-- Only principal residences -- or in the IRS's words, ''the one you live in most of the time'' -- are eligible. No second homes, investment properties or houses located outside the United States pass the test. However, the definition of "home" extends far beyond conventional houses sited on lots. It "can be a ... houseboat, housetrailer, cooperative apartment, condominium or other type of residence," according to Form 5405. For example, if you buy a sail- or powerboat with full living facilities, tie it up at a marina, and make it your "main home," you should be eligible to claim the credit, though you may want to run all the specifics of your situation by your accountant or tax adviser.
-- Even it's your first home purchase, you are not be eligible if your adjusted gross income is above $95,000 (single filer) or $170,000 (married joint filers). Married couples with incomes between $150,000 and $170,000 are eligible for reduced credits, based on a phase-out schedule. Single filers with incomes between $75,000 and $95,000 also are subject to reduced credit limits. District of Columbia residents who are eligible for the city's first-time homebuyer credit are barred from use of the federal tax credit.
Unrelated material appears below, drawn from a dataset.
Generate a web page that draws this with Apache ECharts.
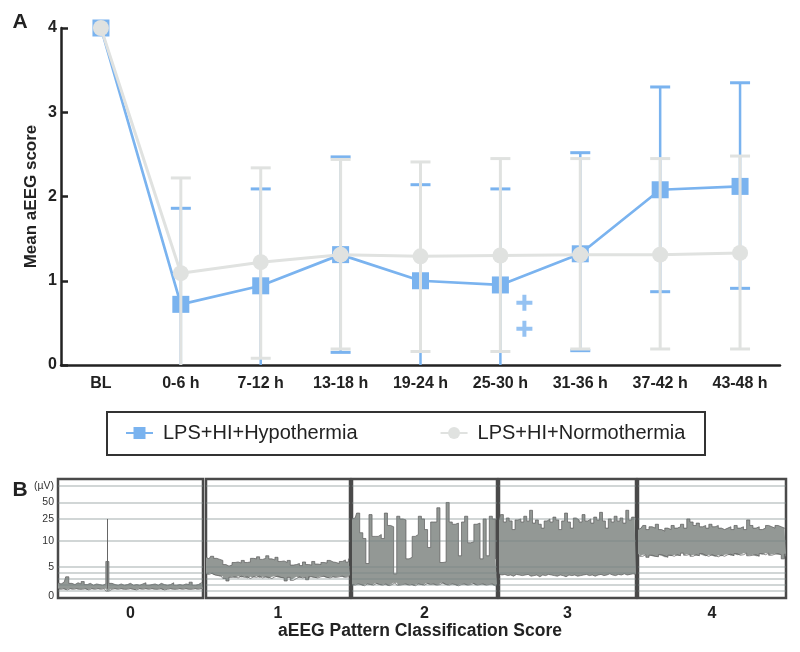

Taxpayers who use tax-exempt mortgage bonds issued by state or local governments to finance home purchases also are ineligible.
-- You can't claim the $7,500 credit if you buy your house from a ''related person,'' meaning a spouse, parents, grandparents, children or a corporation or partnership where you own more than 50 percent of the stock or capital interests.
If you pass all these tests, and get the purchase done by whatever deadline date Congress decides as part of the final stimulus package, you should be able to take $7,500 off your federal tax bottom line, and not worry about ever paying it back.